**PROBLEM TO SOLVE**. An exact copy of all the data is required, with pictures left out.
-------
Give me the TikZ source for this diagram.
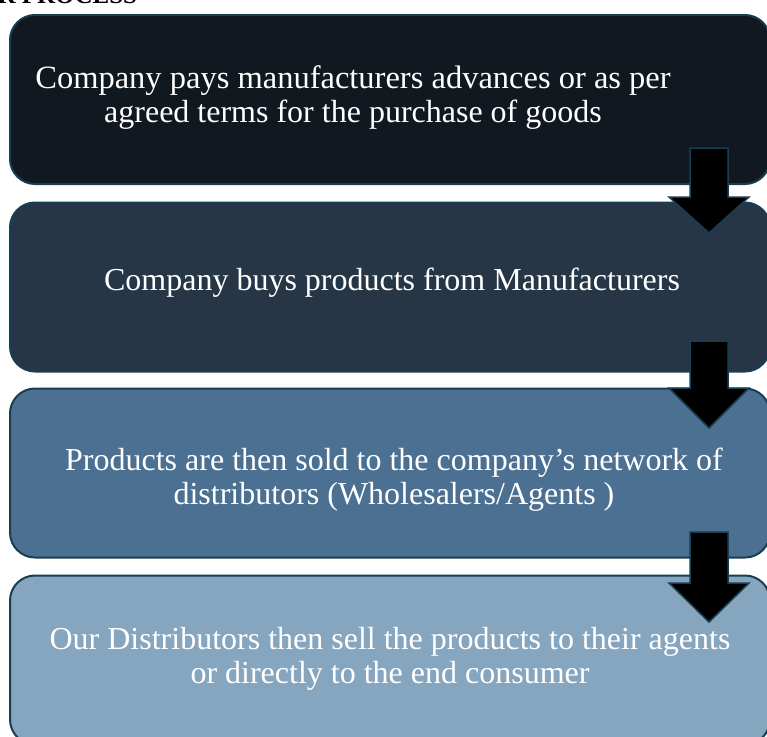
\documentclass[tikz,border=0pt]{standalone}
\usepackage{fontspec}
\setmainfont{Liberation Serif}
\definecolor{boxA}{RGB}{17,24,32}
\definecolor{boxB}{RGB}{38,54,70}
\definecolor{boxC}{RGB}{75,112,145}
\definecolor{boxD}{RGB}{134,165,191}
\definecolor{edge}{RGB}{24,62,82}
\tikzset{
	flowbox/.style={draw=edge, line width=2pt, rounded corners=25pt, minimum width=760pt, minimum height=169pt, inner sep=0pt},
	flowtext/.style={text=white, align=center, font=\fontsize{32}{34}\selectfont, inner sep=0pt},
	blockarrow/.style={fill=black, draw=edge, line width=1.5pt, line join=miter}
}
% x centre, shaft top, head base, tip
\newcommand{\flowarrow}[4]{%
	\draw[blockarrow] (#1-19,#2) -- (#1+19,#2) -- (#1+19,#3) -- (#1+40,#3) -- (#1,#4) -- (#1-40,#3) -- (#1-19,#3) -- cycle;}
\begin{document}
\begin{tikzpicture}[x=1pt, y=-1pt]
	\useasboundingbox (0,0) rectangle (767,736);
	\node[anchor=base west, font=\bfseries\fontsize{25}{25}\selectfont] (title) at (-6,4) {R PROCESS};
	% the four steps
	\node[flowbox, fill=boxA] (pay) at (390,99.5) {};
	\node[flowbox, fill=boxB] (buy) at (390,287) {};
	\node[flowbox, fill=boxC] (sell) at (390,473) {};
	\node[flowbox, fill=boxD] (dist) at (390,660) {};
	\node[flowtext] (paytext) at (353,98) {\fontsize{32.5}{33}\selectfont Company pays manufacturers advances or as per\\agreed terms for the purchase of goods};
	\node[flowtext] (buytext) at (392,283) {Company buys products from Manufacturers};
	\node[flowtext] (selltext) at (394,480) {Products are then sold to the company’s network of\\distributors (Wholesalers/Agents )};
	\node[flowtext] (disttext) at (390,659) {Our Distributors then sell the products to their agents\\or directly to the end consumer};
	% arrows between the steps
	\flowarrow{709}{148}{197}{233}
	\flowarrow{709}{341}{388}{428}
	\flowarrow{709}{532}{583}{622}
\end{tikzpicture}
\end{document}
-------
**WRITTEN RESPONSE**.
Give me the TikZ source for this diagram.
\documentclass[tikz,border=0pt]{standalone}
\usepackage{fontspec}
\setmainfont{Liberation Serif}
\definecolor{boxA}{RGB}{17,24,32}
\definecolor{boxB}{RGB}{38,54,70}
\definecolor{boxC}{RGB}{75,112,145}
\definecolor{boxD}{RGB}{134,165,191}
\definecolor{edge}{RGB}{24,62,82}
\tikzset{
	flowbox/.style={draw=edge, line width=2pt, rounded corners=25pt, minimum width=760pt, minimum height=169pt, inner sep=0pt},
	flowtext/.style={text=white, align=center, font=\fontsize{32}{34}\selectfont, inner sep=0pt},
	blockarrow/.style={fill=black, draw=edge, line width=1.5pt, line join=miter}
}
% x centre, shaft top, head base, tip
\newcommand{\flowarrow}[4]{%
	\draw[blockarrow] (#1-19,#2) -- (#1+19,#2) -- (#1+19,#3) -- (#1+40,#3) -- (#1,#4) -- (#1-40,#3) -- (#1-19,#3) -- cycle;}
\begin{document}
\begin{tikzpicture}[x=1pt, y=-1pt]
	\useasboundingbox (0,0) rectangle (767,736);
	\node[anchor=base west, font=\bfseries\fontsize{25}{25}\selectfont] (title) at (-6,4) {R PROCESS};
	% the four steps
	\node[flowbox, fill=boxA] (pay) at (390,99.5) {};
	\node[flowbox, fill=boxB] (buy) at (390,287) {};
	\node[flowbox, fill=boxC] (sell) at (390,473) {};
	\node[flowbox, fill=boxD] (dist) at (390,660) {};
	\node[flowtext] (paytext) at (353,98) {\fontsize{32.5}{33}\selectfont Company pays manufacturers advances or as per\\agreed terms for the purchase of goods};
	\node[flowtext] (buytext) at (392,283) {Company buys products from Manufacturers};
	\node[flowtext] (selltext) at (394,480) {Products are then sold to the company’s network of\\distributors (Wholesalers/Agents )};
	\node[flowtext] (disttext) at (390,659) {Our Distributors then sell the products to their agents\\or directly to the end consumer};
	% arrows between the steps
	\flowarrow{709}{148}{197}{233}
	\flowarrow{709}{341}{388}{428}
	\flowarrow{709}{532}{583}{622}
\end{tikzpicture}
\end{document}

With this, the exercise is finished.